> [What to do]:
For the data below, work out how many lines include the string "draw" and report only the number.

> [Given records]:
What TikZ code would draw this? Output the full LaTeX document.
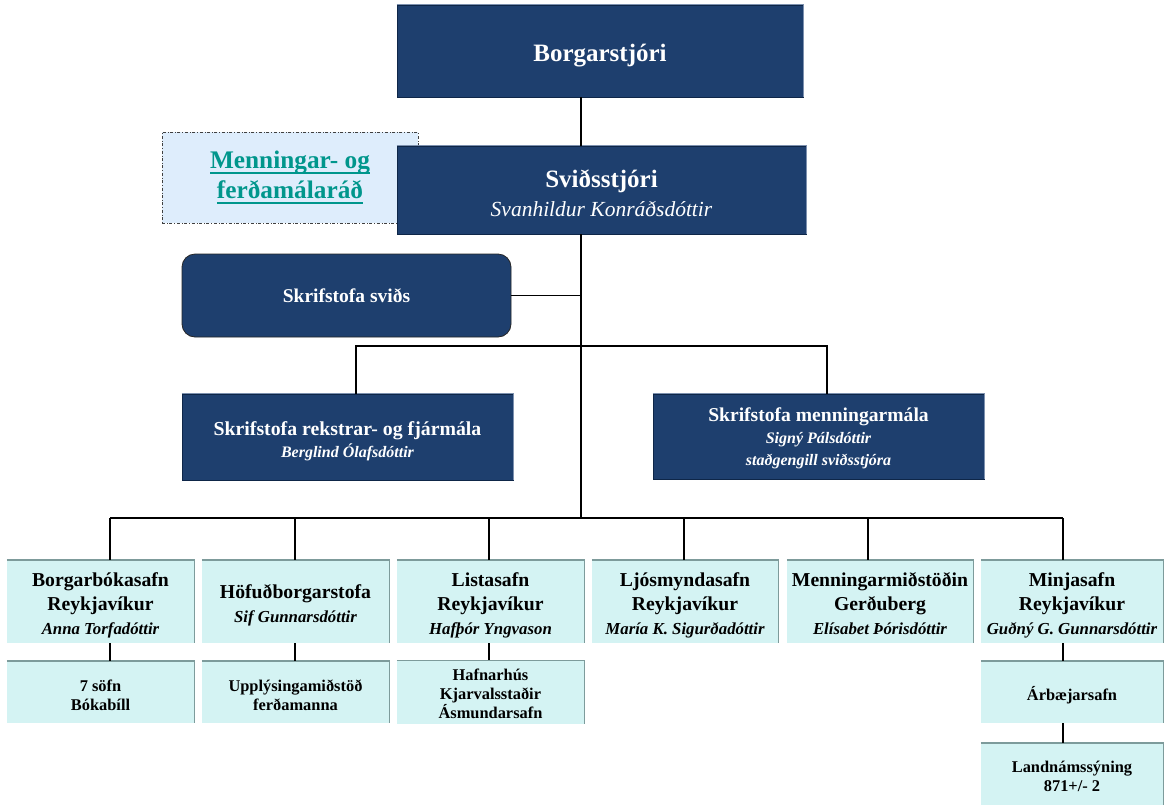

---

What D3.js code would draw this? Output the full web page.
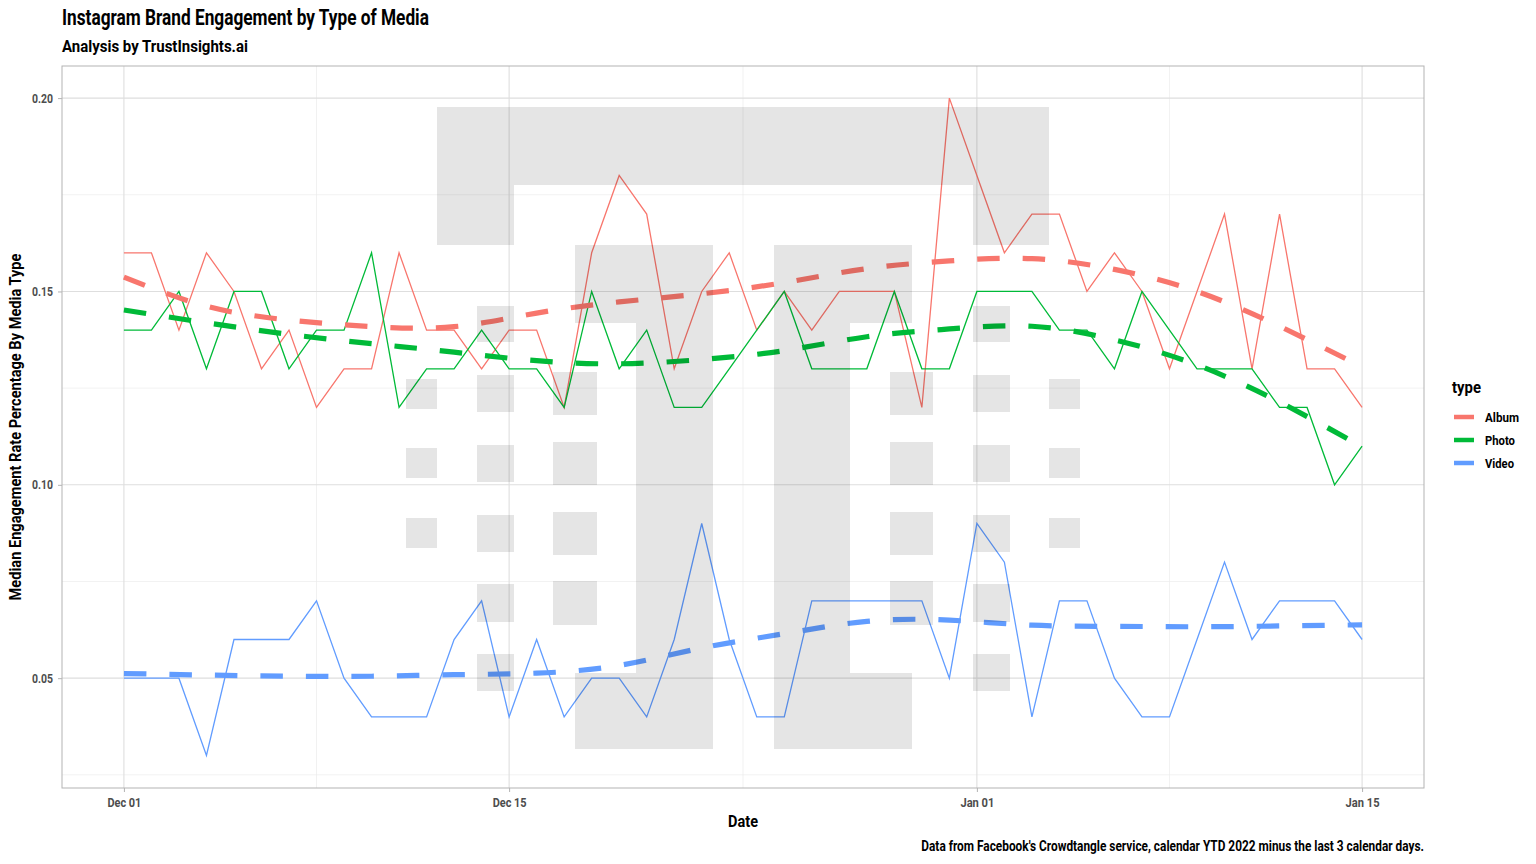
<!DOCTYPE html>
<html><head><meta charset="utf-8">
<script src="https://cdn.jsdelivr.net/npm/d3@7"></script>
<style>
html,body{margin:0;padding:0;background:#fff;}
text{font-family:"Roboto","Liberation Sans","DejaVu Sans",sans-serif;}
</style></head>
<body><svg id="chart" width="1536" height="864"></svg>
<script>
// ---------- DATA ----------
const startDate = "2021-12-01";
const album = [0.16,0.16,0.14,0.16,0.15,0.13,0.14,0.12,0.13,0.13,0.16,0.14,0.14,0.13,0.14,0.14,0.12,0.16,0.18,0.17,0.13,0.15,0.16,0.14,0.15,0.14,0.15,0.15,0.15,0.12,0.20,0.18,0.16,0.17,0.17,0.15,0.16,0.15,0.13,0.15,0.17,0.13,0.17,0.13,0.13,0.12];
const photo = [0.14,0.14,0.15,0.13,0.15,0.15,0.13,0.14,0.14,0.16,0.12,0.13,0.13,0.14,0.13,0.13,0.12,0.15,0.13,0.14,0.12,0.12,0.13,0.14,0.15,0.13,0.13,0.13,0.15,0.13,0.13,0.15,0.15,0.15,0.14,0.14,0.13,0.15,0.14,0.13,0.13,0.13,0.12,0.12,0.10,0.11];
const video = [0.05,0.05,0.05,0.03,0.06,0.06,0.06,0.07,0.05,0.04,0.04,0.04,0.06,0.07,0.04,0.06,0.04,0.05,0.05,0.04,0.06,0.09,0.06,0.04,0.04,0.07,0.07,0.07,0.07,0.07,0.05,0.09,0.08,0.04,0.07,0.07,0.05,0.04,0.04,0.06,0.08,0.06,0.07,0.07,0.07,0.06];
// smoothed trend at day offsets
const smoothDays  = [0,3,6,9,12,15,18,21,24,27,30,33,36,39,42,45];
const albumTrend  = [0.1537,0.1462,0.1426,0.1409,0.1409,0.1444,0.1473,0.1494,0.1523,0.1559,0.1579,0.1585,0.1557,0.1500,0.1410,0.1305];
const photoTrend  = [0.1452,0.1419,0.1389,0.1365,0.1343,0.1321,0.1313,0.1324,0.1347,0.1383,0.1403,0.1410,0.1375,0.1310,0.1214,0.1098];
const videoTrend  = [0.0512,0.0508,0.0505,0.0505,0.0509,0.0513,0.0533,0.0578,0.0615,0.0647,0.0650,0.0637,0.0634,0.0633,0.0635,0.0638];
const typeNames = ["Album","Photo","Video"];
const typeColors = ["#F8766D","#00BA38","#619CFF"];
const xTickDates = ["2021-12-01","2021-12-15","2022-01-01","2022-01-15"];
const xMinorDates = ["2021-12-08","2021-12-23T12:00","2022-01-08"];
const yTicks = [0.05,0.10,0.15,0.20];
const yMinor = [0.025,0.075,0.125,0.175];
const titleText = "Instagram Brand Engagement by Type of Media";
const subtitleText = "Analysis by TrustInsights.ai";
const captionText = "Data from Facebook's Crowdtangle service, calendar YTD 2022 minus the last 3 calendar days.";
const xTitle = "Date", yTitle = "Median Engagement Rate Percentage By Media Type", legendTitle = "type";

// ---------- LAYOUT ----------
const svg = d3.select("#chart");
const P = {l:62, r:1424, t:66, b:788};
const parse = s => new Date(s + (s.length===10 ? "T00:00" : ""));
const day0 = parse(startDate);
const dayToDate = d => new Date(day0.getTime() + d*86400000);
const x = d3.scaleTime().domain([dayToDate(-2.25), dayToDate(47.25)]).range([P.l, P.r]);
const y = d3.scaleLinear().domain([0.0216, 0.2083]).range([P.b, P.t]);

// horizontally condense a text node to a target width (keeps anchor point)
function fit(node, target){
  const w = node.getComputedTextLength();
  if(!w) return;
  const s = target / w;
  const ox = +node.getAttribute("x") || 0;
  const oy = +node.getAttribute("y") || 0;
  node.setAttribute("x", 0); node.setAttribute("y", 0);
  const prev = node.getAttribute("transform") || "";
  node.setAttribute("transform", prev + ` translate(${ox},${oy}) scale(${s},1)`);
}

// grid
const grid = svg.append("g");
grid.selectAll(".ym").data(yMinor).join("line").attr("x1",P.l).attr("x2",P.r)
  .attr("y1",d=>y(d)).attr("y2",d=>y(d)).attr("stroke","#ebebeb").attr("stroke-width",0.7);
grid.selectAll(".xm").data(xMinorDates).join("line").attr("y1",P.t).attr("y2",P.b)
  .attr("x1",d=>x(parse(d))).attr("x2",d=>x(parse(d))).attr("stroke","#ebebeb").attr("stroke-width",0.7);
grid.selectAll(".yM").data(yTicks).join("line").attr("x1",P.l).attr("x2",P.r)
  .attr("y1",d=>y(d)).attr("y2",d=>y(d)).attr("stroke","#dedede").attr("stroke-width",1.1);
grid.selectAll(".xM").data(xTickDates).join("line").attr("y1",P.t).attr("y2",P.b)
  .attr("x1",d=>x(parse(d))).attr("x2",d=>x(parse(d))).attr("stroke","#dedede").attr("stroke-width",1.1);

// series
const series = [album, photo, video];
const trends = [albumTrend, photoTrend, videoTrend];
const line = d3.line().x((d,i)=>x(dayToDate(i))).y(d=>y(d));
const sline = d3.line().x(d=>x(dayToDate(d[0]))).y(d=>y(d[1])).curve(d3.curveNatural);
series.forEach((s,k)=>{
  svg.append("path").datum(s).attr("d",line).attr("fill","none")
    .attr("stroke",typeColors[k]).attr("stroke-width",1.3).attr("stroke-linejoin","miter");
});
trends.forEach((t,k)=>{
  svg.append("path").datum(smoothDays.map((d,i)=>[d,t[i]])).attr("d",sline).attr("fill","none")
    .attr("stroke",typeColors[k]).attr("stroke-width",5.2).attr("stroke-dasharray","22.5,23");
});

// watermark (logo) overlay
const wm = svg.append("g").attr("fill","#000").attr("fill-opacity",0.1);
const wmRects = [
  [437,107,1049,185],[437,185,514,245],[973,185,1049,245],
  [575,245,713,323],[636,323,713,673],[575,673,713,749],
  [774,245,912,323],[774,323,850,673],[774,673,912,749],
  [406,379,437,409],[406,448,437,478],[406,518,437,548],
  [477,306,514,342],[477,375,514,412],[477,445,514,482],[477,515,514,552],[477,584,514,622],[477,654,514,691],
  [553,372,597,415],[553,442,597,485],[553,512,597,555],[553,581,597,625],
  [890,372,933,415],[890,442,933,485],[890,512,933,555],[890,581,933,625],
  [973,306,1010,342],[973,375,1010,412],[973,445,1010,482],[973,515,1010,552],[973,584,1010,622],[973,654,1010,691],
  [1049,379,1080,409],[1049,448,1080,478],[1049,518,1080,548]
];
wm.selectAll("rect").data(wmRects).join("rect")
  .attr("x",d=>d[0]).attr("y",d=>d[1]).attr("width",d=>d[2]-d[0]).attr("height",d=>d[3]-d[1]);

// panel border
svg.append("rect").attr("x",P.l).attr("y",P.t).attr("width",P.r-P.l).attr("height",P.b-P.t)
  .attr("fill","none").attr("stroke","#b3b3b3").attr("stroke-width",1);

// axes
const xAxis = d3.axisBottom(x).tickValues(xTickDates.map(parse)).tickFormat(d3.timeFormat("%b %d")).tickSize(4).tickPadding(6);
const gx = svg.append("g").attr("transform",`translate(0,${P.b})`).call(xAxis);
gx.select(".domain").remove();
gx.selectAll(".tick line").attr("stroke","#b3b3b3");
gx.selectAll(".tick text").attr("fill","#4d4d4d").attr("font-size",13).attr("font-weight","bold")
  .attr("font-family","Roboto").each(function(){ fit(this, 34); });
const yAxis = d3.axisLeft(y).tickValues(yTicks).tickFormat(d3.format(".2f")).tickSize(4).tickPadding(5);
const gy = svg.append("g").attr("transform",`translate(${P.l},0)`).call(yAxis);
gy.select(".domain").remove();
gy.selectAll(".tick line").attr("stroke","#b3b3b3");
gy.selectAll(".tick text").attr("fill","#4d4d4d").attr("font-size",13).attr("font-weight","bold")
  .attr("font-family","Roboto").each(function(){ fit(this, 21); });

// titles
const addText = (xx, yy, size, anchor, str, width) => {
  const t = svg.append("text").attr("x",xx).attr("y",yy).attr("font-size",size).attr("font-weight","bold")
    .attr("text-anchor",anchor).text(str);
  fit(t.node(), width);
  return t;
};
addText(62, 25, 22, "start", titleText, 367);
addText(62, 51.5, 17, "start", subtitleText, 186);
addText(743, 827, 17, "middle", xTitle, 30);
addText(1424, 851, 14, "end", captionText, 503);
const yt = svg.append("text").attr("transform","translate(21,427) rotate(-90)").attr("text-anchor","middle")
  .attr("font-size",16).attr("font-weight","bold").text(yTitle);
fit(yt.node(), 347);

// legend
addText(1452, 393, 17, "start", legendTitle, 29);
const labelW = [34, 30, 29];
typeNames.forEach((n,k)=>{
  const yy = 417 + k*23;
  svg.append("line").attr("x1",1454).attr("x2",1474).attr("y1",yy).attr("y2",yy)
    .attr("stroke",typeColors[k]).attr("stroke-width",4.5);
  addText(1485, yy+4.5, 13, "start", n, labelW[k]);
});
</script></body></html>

* * *

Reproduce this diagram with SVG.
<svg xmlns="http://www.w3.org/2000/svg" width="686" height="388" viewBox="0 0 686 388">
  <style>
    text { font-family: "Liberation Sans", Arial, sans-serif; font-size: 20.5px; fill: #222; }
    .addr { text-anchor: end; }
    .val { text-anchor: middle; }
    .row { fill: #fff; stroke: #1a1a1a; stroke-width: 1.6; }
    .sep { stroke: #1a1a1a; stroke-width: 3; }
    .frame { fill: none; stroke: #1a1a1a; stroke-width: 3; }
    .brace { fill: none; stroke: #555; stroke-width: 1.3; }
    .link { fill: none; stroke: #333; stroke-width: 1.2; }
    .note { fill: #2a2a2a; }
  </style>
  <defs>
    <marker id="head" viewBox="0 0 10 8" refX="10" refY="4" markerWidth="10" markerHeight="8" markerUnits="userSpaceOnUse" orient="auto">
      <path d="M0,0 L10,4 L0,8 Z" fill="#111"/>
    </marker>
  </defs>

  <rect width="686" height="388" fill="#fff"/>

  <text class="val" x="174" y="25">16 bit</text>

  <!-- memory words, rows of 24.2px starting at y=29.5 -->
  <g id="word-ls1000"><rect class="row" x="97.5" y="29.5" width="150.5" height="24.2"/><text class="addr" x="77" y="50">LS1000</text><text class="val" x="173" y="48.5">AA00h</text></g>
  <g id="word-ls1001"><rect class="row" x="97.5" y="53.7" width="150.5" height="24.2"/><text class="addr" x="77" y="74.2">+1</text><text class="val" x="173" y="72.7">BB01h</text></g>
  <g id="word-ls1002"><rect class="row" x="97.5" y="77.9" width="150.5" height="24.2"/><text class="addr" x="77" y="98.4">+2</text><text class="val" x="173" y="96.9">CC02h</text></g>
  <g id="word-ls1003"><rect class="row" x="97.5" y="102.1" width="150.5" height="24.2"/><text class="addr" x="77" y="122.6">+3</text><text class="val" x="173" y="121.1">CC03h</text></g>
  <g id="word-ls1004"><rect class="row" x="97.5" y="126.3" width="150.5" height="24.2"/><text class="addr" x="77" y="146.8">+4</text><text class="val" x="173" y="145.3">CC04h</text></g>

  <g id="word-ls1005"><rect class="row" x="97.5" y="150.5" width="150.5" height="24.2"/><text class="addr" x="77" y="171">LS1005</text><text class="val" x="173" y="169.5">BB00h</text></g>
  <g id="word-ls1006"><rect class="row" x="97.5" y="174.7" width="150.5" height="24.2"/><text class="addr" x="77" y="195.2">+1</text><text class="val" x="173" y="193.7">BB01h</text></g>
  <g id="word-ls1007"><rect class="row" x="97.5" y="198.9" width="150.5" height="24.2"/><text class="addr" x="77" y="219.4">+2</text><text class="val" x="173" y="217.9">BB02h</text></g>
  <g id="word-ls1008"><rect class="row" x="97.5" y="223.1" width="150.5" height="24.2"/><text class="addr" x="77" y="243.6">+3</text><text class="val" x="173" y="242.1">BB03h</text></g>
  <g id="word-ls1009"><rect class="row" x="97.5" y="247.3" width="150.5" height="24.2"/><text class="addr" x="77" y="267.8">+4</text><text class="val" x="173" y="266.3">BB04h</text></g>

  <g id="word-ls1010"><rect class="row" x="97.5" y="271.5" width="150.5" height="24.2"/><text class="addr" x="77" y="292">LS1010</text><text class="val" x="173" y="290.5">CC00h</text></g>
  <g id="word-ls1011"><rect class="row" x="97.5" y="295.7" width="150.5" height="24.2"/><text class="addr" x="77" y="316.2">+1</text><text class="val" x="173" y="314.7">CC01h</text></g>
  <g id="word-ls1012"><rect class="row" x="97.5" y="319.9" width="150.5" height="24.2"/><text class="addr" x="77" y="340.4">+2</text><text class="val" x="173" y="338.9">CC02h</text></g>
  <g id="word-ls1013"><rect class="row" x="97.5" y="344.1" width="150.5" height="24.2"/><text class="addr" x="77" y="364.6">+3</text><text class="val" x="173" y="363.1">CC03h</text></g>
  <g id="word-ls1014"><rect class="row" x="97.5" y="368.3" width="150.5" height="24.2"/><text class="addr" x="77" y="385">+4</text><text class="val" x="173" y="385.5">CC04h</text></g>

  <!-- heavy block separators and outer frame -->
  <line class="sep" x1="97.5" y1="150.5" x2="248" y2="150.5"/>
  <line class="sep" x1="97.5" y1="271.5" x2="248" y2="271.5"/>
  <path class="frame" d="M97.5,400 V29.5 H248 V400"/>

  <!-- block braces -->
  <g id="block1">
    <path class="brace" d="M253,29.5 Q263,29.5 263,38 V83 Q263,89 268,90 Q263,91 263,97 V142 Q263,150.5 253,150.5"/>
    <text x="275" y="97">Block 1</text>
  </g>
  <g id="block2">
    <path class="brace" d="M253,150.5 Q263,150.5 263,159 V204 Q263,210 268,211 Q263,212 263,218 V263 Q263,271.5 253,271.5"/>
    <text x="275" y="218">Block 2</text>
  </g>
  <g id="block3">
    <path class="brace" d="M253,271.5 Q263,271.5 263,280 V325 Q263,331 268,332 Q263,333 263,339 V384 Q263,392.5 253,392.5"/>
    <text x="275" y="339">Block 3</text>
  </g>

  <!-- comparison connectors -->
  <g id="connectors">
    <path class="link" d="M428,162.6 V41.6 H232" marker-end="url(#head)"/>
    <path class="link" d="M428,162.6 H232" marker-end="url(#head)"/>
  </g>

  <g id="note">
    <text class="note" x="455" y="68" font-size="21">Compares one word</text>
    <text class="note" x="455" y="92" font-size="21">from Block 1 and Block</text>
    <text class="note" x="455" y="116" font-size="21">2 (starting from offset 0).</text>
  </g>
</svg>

> [Solution]:
2